Тирания и справедливость

Mar 13, 2016 01:02

«Две истории не оставляют меня практически всю взрослую жизнь, начиная с института. Стенфордский тюремный эксперимент - раз, и эксперимент Милгрэма из Йельского университета по подчинению авторитету - два».

Всё, что доказывают эти эксперименты, это то, что человек - хороший актер: он способен выбирать роли и сущности, откликаясь на интересные предложения. В частности, он любит делать добро, но точно так же любит делать и зло. Как гласило полное глубокого удовлетворения признание Суллы, гордящегося своим счастьем: «Никто не сделал больше добра своим друзьям, и зла своим врагам, чем я». Это и есть счастье в восприятии знатного римлянина - полнота жизни - полнота осуществления возможностей.

Если бы те же профессора взяли тех же испытуемых и предложили им игру в благотворительность, они с удовольствием развлекались бы, творя добро. Какую из ролей считать «естественной», какую нет - исключительно вопрос произвола интерпретации и произвола экспериментатора. Древние хорошо понимали, что «естественны» обе. Но, что интересно, экспериментировали, выводя людей на чистую воду, чаще в направлении, обратном стэнфордско-йельскому.

Какими были настроения уважаемых афинских граждан времен расцвета демократии, которых платоновский Сократ успешно провоцирует на разговоры о благе и справедливости?

Феаг Сократу: Думаю, я мог бы пожелать стать тираном, и лучше всего над всеми людьми, а если это невозможно, то над их большинством. Да ведь, пожалуй, и ты, и все остальные хотели бы этого, а еще более - стать богами... Но я сказал, что стремлюсь не к этому («Феаг»)

Сократ Алкивиаду: Полагаю, что ты первый, если бы тебе явился бог, к которому ты сейчас направляешься, и раньше, чем ты успел бы попросить его о чем-нибудь сам, спросил тебя, довольно тебе было бы стать тираном города афинян, да притом - если бы тебе это показалось не великим делом, но ничтожным - предложил тебе стать тираном всей Эллады, увидев же, что и этого тебе недостаточно, но ты стремишься управлять всей Европой, обещал бы тебе и это, причем не только обещал, но в тот же день по твоему желанию довел бы до всеобщего сведения, что Алкивиад, сын Клиния, стал тираном, - полагаю, ты ушел бы от него, преисполненный радости, считая, что бог возвестил тебе величайшие блага.

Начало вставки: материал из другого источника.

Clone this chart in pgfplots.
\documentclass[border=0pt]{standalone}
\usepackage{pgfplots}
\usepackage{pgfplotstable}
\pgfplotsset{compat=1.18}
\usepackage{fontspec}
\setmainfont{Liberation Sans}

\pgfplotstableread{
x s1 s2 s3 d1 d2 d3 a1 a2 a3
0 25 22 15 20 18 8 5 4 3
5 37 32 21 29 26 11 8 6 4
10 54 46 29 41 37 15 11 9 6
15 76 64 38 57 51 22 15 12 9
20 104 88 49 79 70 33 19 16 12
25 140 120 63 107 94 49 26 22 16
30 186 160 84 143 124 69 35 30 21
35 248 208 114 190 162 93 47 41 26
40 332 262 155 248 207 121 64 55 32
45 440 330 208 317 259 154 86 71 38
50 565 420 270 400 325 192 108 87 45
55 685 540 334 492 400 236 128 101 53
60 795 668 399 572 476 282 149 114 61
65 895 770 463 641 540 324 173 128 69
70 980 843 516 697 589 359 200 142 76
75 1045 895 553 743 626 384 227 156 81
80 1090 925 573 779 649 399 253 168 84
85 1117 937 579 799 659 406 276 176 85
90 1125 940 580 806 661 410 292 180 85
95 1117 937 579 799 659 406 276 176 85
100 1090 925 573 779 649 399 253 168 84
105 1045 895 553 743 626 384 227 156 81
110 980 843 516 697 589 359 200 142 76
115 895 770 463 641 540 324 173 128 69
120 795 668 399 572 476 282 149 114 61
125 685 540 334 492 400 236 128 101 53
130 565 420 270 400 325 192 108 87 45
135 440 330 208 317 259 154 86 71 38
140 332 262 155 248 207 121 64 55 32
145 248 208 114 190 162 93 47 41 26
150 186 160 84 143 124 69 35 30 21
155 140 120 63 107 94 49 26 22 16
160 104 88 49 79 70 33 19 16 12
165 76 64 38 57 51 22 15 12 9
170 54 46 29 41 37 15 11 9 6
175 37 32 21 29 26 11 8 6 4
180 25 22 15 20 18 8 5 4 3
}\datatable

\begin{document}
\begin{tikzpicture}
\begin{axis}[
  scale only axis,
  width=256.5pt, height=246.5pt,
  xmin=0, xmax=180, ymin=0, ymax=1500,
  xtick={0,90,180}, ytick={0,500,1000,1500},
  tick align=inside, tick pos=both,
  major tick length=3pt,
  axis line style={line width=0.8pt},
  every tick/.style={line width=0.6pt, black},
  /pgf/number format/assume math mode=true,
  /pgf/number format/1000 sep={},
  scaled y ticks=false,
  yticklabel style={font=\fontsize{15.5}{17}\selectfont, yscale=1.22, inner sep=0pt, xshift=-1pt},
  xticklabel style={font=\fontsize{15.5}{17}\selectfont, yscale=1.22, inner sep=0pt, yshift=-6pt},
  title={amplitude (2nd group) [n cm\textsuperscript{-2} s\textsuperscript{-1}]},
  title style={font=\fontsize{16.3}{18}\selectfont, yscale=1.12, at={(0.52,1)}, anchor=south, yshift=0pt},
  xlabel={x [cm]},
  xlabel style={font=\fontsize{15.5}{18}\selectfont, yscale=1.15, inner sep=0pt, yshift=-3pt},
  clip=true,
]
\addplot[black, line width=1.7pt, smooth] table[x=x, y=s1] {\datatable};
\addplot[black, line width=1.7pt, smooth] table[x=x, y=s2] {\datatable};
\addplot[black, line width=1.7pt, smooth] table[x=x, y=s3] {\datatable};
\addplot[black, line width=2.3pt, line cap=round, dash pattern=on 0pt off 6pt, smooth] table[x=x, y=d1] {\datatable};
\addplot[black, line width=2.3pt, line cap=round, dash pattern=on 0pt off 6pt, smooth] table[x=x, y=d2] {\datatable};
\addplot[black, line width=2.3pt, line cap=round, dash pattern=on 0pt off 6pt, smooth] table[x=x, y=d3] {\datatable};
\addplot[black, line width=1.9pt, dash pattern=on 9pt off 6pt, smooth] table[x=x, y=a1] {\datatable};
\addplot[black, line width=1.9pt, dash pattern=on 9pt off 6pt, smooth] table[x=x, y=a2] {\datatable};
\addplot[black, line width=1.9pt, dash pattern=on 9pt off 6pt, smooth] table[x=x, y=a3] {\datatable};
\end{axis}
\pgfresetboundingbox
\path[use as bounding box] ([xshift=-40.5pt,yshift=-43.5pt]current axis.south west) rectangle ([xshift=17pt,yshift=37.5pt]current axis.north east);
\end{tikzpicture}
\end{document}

Алкивиад. Я думаю, Сократ, что и с любым другим, кому выпало бы это на долю, было бы то же самое.

Сократ Алкивиаду. Очевидно, и у богов, и у людей, имеющих ум, должны особенно почитаться справедливость и разумение: разумные же и справедливые - это именно те, кто знает, что должно делать и говорить, обращаясь как к богам, так и к людям. Я хотел бы услышать и от тебя, что ты можешь на это сказать.

Алкивиад. Но я, мой Сократ, полностью согласен с тобою и с богом. Негоже мне было бы разойтись с ним во мнении. («Алкивиад II»)

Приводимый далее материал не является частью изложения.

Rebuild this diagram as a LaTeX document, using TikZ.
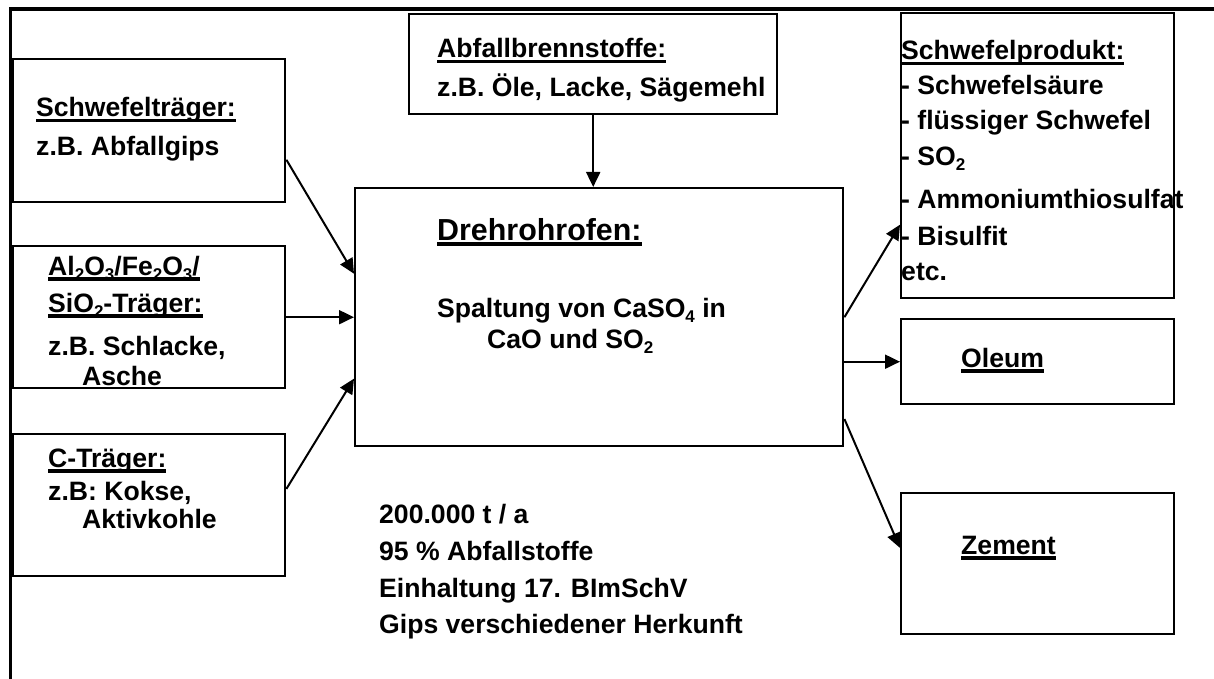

Сократ Алкивиаду. Думаю также, что у тех, кто пал при Танагре, - у афинян, лакедемонян и беотийцев, а также и у тех, кто позже погиб при Коронее (среди них был и твой отец Клиний), спор шел не о чем ином, как о справедливом и несправедливом, и именно этот спор был причиной смертей и сражений. Не так ли?

Алкивиад. Ты прав.

Сократ. Я спрашиваю тебя, видел ли ты когда-нибудь человека, совершающего безобразные, но справедливые поступки?

Алкивиад. Нет, не видел.

Сократ. Наоборот, все справедливое было одновременно прекрасным?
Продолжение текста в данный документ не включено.